The rest of my road trip was pretty good also. I left very early just to make sure I could get a good place to park and have time to walk to my destination, the recently built TIFF Bell Lightbox. This is a beautiful building built to help the Toronto International Film Festival with its operational goal and give them an actual home. I have never been to the Film Festival but my friend Becky, who used to work at the library in Toledo, OH used to travel there religiously for the festival. So I get my parking space, walk past the Hockey Hall Of Fame and through the rain to get to the TIFF (located in the entertainment district) about 2 hours ahead of schedule. I stop in front of the building to see a beautifully weird sculpture created for the museum by Tim Burton that is a cross between The Grinch and Little Shop Of Horrors as shown in this video:
To waste some time, I noticed a bunch of restaurants across the street and try by luck at Fred’s Not Here, a tasty little smokehouse where I can dry off a bit after walking 10 blocks in the constant drizzle. I thought I had swimmer’s ear by that point in the day. I got this lunch special that started with a lobster and crab soup with a pastry on top of the bowl and finished with a 8 oz Angus steak with French fries cooked with duck fat that were just excellent. Not bad for $15. I left and went next door to a French café called Le Saint Tropez for desert. I got something called a Torte au Citron which translates to lemon pie with a raspberry topping. It was delicious and only cost $7. The place was very colorful and Tuscan looking but not as colorful as what I was about to embark on.

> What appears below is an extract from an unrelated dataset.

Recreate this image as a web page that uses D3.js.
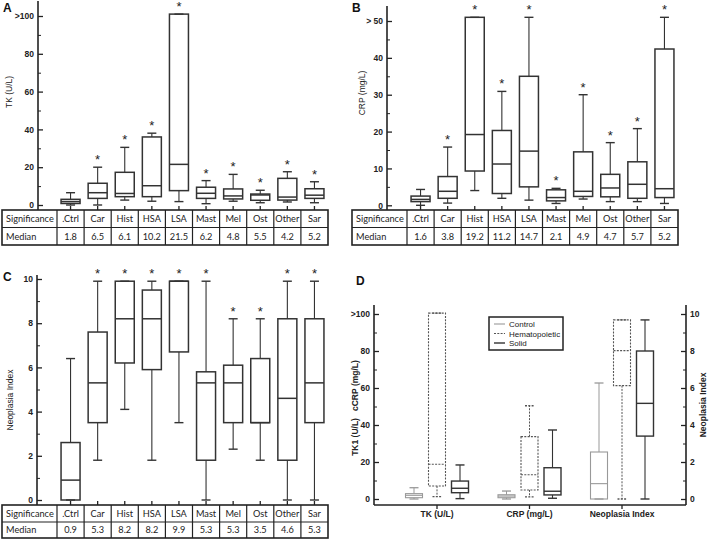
<!DOCTYPE html>
<html><head><meta charset="utf-8">
<script src="https://cdn.jsdelivr.net/npm/d3@7/dist/d3.min.js"></script>
<style>body{margin:0;background:#fff}svg{display:block}</style>
</head><body>
<script>
// ---------- DATA ----------
const categories = ["Ctrl","Car","Hist","HSA","LSA","Mast","Mel","Ost","Other","Sar"];
const tableLabels = [".Ctrl","Car","Hist","HSA","LSA","Mast","Mel","Ost","Other","Sar"];
// [min, q1, median, q3, max]
const tkStats = [[0,0.8,1.8,3,6.5],[0,3.5,6.5,11.5,20],[2.6,4.4,6.1,17.3,30.5],[2,4.4,10.2,36,38],
  [1.8,7.6,21.5,101,101],[0.7,3.5,6.2,9.4,12.9],[2,3.2,4.8,8.5,16.2],[1.2,2.5,5.3,5.8,7.8],
  [1.6,2.6,4.2,14.1,17.6],[1.2,3.5,5.2,8.6,12.3]];
const tkMedians = ["1.8","6.5","6.1","10.2","21.5","6.2","4.8","5.5","4.2","5.2"];
const tkSig = [0,1,1,1,1,1,1,1,1,1];
const crpStats = [[0,1,1.6,2.5,4.3],[0.6,1.9,3.8,7.8,15.8],[4,9.3,19.2,51,51],[1.9,3.2,11.2,20.3,30.9],
  [1.4,5,14.7,35,51],[0.5,1.2,2.1,4.2,4.6],[1.7,2.4,3.8,14.5,30],[1,2.3,4.7,8.4,17],
  [1,1.9,5.7,11.8,20.8],[0.5,2.1,4.5,42.4,51]];
const crpMedians = ["1.6","3.8","19.2","11.2","14.7","2.1","4.9","4.7","5.7","5.2"];
const crpSig = [0,1,1,1,1,1,1,1,1,1];
const niStats = [[0,0,0.9,2.6,6.4],[1.8,3.5,5.3,7.6,9.9],[4.1,6.2,8.2,9.9,9.9],[1.8,5.9,8.2,9.5,9.9],
  [3.5,6.7,9.9,9.9,9.9],[0,1.8,5.3,5.8,9.9],[2.3,3.5,5.3,6.1,8.2],[1.8,3.5,3.5,6.4,8.2],
  [0,1.8,4.6,8.2,9.9],[0,3.5,5.3,8.2,9.9]];
const niMedians = ["0.9","5.3","8.2","8.2","9.9","5.3","5.3","3.5","4.6","5.3"];
const niSig = [0,1,1,1,1,1,1,1,1,1];
// Panel D
const dGroups = ["TK (U/L)","CRP (mg/L)","Neoplasia Index"];
const dSeries = ["Control","Hematopoietic","Solid"];
const dTK = [[0,0.7,2,2.9,6.1],[1.3,7,18.8,100.5,100.5],[0.2,3.4,5.8,9.7,18.4]];
const dCRP = [[0,0.7,1.6,2.3,4.3],[1.1,4.9,13.1,33.7,50.4],[0.4,2.2,4.2,16.9,37.3]];
const dNI = [[0,0,0.83,2.54,6.27],[0,6.13,8.02,9.68,9.68],[0,3.4,5.17,8.0,9.68]];
const leftTicks100 = [0,20,40,60,80,100];
const tickLabels100 = ["0","20","40","60","80",">100"];
const ticks50 = [0,10,20,30,40,50];
const tickLabels50 = ["0","10","20","30","40","> 50"];
const ticks10 = [0,2,4,6,8,10];
const tickLabels10 = ["0","2","4","6","8","10"];

// ---------- DRAW ----------
const W=709,H=540;
const svg=d3.select("body").append("svg").attr("width",W).attr("height",H);
const AX="Liberation Sans, Arial, sans-serif";
const TB="Lato, 'Open Sans', sans-serif";
const dark="#222";

function yAxis(g, y, x, ticks, labels, minors, side, yTop, yBot){
  const ax = (side==="left"?d3.axisLeft(y):d3.axisRight(y)).tickValues(ticks).tickSize(-5).tickPadding(4)
    .tickFormat((d,i)=>labels[i]);
  const gg=g.append("g").attr("transform",`translate(${x},0)`).call(ax);
  gg.select(".domain").remove();
  gg.selectAll("line").attr("stroke",dark).attr("stroke-width",1.3);
  gg.selectAll("text").attr("font-family",AX).attr("font-size",8.5).attr("font-weight","bold").attr("fill",dark);
  const mi=(side==="left"?d3.axisLeft(y):d3.axisRight(y)).tickValues(minors).tickSize(-3).tickFormat("");
  const gm=g.append("g").attr("transform",`translate(${x},0)`).call(mi);
  gm.select(".domain").remove();
  gm.selectAll("line").attr("stroke",dark).attr("stroke-width",1);
  g.append("line").attr("x1",x).attr("x2",x).attr("y1",yTop).attr("y2",yBot).attr("stroke",dark).attr("stroke-width",1.6);
}

function boxPlot(g, cx, y, s, bw, cw, style){
  const [mn,q1,md,q3,mx]=s;
  const st=(sel,w)=>sel.attr("stroke",style.color).attr("stroke-width",w).attr("stroke-dasharray",style.dash||null).attr("fill","none");
  st(g.append("line").attr("x1",cx).attr("x2",cx).attr("y1",y(q3)).attr("y2",y(mx)),style.ww);
  st(g.append("line").attr("x1",cx).attr("x2",cx).attr("y1",y(q1)).attr("y2",y(mn)),style.ww);
  st(g.append("line").attr("x1",cx-cw/2).attr("x2",cx+cw/2).attr("y1",y(mx)).attr("y2",y(mx)),style.ww+0.3);
  st(g.append("line").attr("x1",cx-cw/2).attr("x2",cx+cw/2).attr("y1",y(mn)).attr("y2",y(mn)),style.ww+0.3);
  st(g.append("rect").attr("x",cx-bw/2).attr("width",bw).attr("y",y(q3)).attr("height",Math.max(0,y(q1)-y(q3))),style.bw)
    .attr("fill",style.fill||"none");
  st(g.append("line").attr("x1",cx-bw/2).attr("x2",cx+bw/2).attr("y1",y(md)).attr("y2",y(md)),style.bw);
}

function panel(cfg){
  const g=svg.append("g");
  const y=d3.scaleLinear().domain(cfg.domain).range(cfg.range);
  const x=d3.scaleBand().domain(categories).range([cfg.colX,cfg.tableR]);
  const bw=x.bandwidth();
  yAxis(g,y,cfg.axisX,cfg.ticks,cfg.labels,cfg.minors,"left",cfg.axisTop,cfg.tableTop);
  categories.forEach(c=>{
    const cx=x(c)+bw/2;
    g.append("line").attr("x1",cx).attr("x2",cx).attr("y1",cfg.tableTop-4).attr("y2",cfg.tableTop).attr("stroke",dark).attr("stroke-width",1.3);
  });
  cfg.stats.forEach((s,i)=>{
    const cx=x(categories[i])+bw/2;
    boxPlot(g,cx,y,s,19,9,{color:"#333",ww:1.1,bw:1.5});
    if(cfg.sig[i]) g.append("text").attr("x",cx).attr("y",y(s[4])-3).attr("text-anchor","middle")
      .attr("font-family",AX).attr("font-size",13).attr("fill",dark).text("*");
  });
  // table
  const t=g.append("g");
  const r0=cfg.tableTop, r1=cfg.tableMid, r2=cfg.tableBot;
  t.append("rect").attr("x",cfg.tableL).attr("y",r0).attr("width",cfg.tableR-cfg.tableL).attr("height",r2-r0)
    .attr("fill","none").attr("stroke",dark).attr("stroke-width",1.6);
  t.append("line").attr("x1",cfg.tableL).attr("x2",cfg.tableR).attr("y1",r1).attr("y2",r1).attr("stroke",dark).attr("stroke-width",1.2);
  categories.forEach(c=>{
    t.append("line").attr("x1",x(c)).attr("x2",x(c)).attr("y1",r0).attr("y2",r2).attr("stroke",dark).attr("stroke-width",1.2);
  });
  const tx=(xx,yy,txt,anchor,fs)=>t.append("text").attr("x",xx).attr("y",yy).attr("text-anchor",anchor)
    .attr("font-family",TB).attr("font-size",fs).attr("fill",dark).text(txt);
  tx(cfg.tableL+4,(r0+r1)/2+3.3,"Significance","start",9.2);
  tx(cfg.tableL+4,(r1+r2)/2+3.3,"Median","start",9.2);
  categories.forEach((c,i)=>{
    tx(x(c)+bw/2,(r0+r1)/2+3.3,tableLabels[i],"middle",9.2);
    tx(x(c)+bw/2,(r1+r2)/2+3.3,cfg.medians[i],"middle",9.2);
  });
  g.append("text").attr("transform",`translate(${cfg.ylabX},${cfg.ylabY}) rotate(-90)`).attr("text-anchor","middle")
    .attr("font-family",AX).attr("font-size",8.5).attr("fill",dark).text(cfg.ylab);
  g.append("text").attr("x",cfg.titleX).attr("y",cfg.titleY).attr("font-family",AX).attr("font-weight","bold")
    .attr("font-size",12).attr("fill","#111").text(cfg.title);
}

panel({title:"A",titleX:3,titleY:12,domain:[0,100],range:[205,16],axisX:38,axisTop:1,ticks:leftTicks100,labels:tickLabels100,
  minors:[10,30,50,70,90],stats:tkStats,sig:tkSig,medians:tkMedians,tableL:2,colX:57,tableR:328,tableTop:210,tableMid:227.5,tableBot:245,
  ylab:"TK (U/L)",ylabX:12,ylabY:92});
panel({title:"B",titleX:352,titleY:12,domain:[0,50],range:[205.3,21],axisX:387,axisTop:6,ticks:ticks50,labels:tickLabels50,
  minors:[5,15,25,35,45],stats:crpStats,sig:crpSig,medians:crpMedians,tableL:352,colX:407,tableR:678,tableTop:210,tableMid:227.5,tableBot:245,
  ylab:"CRP (mg/L)",ylabX:365,ylabY:93});
panel({title:"C",titleX:3,titleY:281,domain:[0,10],range:[500,279],axisX:37,axisTop:275,ticks:ticks10,labels:tickLabels10,
  minors:[1,3,5,7,9],stats:niStats,sig:niSig,medians:niMedians,tableL:2,colX:57,tableR:328,tableTop:505,tableMid:522,tableBot:538,
  ylab:"Neoplasia Index",ylabX:13,ylabY:400});

// ---------- PANEL D ----------
(function(){
  const g=svg.append("g");
  const yL=d3.scaleLinear().domain([0,100]).range([499,314]);
  const yR=d3.scaleLinear().domain([0,10]).range([499,314]);
  const xG=d3.scalePoint().domain(dGroups).range([437,622]);
  const xS=d3.scalePoint().domain(dSeries).range([-23,23]);
  const axL=374, axR=686, axB=505;
  yAxis(g,yL,axL,leftTicks100,tickLabels100,[10,30,50,70,90],"left",305,axB);
  yAxis(g,yR,axR,ticks10,tickLabels10,[1,3,5,7,9],"right",305,axB);
  g.append("line").attr("x1",axL).attr("x2",axR).attr("y1",axB).attr("y2",axB).attr("stroke",dark).attr("stroke-width",1.6);
  const styles=[{color:"#999",ww:1,bw:1.1},{color:"#555",ww:1,bw:1.1,dash:"2,1.3"},{color:"#333",ww:1.1,bw:1.4}];
  const data=[dTK,dCRP,dNI];
  dGroups.forEach((grp,gi)=>{
    const gx=xG(grp);
    g.append("line").attr("x1",gx).attr("x2",gx).attr("y1",axB).attr("y2",axB+4).attr("stroke",dark).attr("stroke-width",1.3);
    g.append("text").attr("x",gx).attr("y",axB+12).attr("text-anchor","middle").attr("font-family",AX)
      .attr("font-size",8.5).attr("font-weight","bold").attr("fill",dark).text(grp);
    dSeries.forEach((s,si)=>{
      const y = gi===2?yR:yL;
      boxPlot(g,gx+xS(s),y,data[gi][si],17,9,styles[si]);
    });
  });
  g.append("text").attr("transform",`translate(358,408) rotate(-90)`).attr("text-anchor","middle")
    .attr("font-family",AX).attr("font-size",8.5).attr("font-weight","bold").attr("fill",dark).attr("xml:space","preserve")
    .text("TK1 (U/L)   cCRP (mg/L)");
  g.append("text").attr("transform",`translate(706,405) rotate(-90)`).attr("text-anchor","middle")
    .attr("font-family",AX).attr("font-size",8.5).attr("font-weight","bold").attr("fill",dark).text("Neoplasia Index");
  g.append("text").attr("x",356).attr("y",285).attr("font-family",AX).attr("font-weight","bold")
    .attr("font-size",12).attr("fill","#111").text("D");
  const lg=g.append("g");
  lg.append("rect").attr("x",489).attr("y",317).attr("width",74).attr("height",33).attr("fill","#fff")
    .attr("stroke",dark).attr("stroke-width",1.5);
  dSeries.forEach((s,i)=>{
    const yy=324+i*9.5;
    lg.append("line").attr("x1",494).attr("x2",505).attr("y1",yy).attr("y2",yy).attr("stroke",styles[i].color)
      .attr("stroke-width",styles[i].bw).attr("stroke-dasharray",styles[i].dash||null);
    lg.append("text").attr("x",509).attr("y",yy+3).attr("font-family",AX).attr("font-size",8).attr("fill",dark).text(s);
  });
})();
</script>
</body></html>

I was still a bit early so I walked around the building. Besides having a museum exhibition, they also have a number of theatres showing foreign and art films much like what you would see at out Main Art Theatre in Royal Oak but so much bigger. They have a restaurant that had special Tim Burton inspired dishes like Mrs Lovett’s Meat Pies, Big Fish, Alice’s Magical Mushroom Lasagna and drinks such as the Beetlejuiced and Drink Me (inspired by Alice In Wonderland). On the top floor is a free exhibition designed to highlight Canadian talents. The current exhibition is dedicated to silent film star Mary Pickford, once known as America’s Sweetheart. She was born in Toronto and preferred theatre but reluctantly got involved in the movie business which she grew to love. She became one of its biggest stars appearing in over 100 shorts and features. She founded her own studio in 1916 and later UA studios with Charlie Chaplin and went on to help start up the Society of Independent Motion Picture Producers. Her celebrity was shown in her own Cosmetics line, her work raising war bond and other charities (one drive had her sell a curl of her hair for $15,000 in bonds) and as being in the first Hollywood power couple when she married Douglas Fairbanks (sorry Bradgelina). The exhibit featured a number of personal items, souvenirs, movie posters and other items. My favorite was the lantern slides which features pictures from various movies. They are something you don’t see very often due to their fragile nature. I got to talk with Shane Smith, Director of Public Programming who hinted that they are working on an exhibit for that room on one of my favorite film directors, David Cronenberg (fingers crossed).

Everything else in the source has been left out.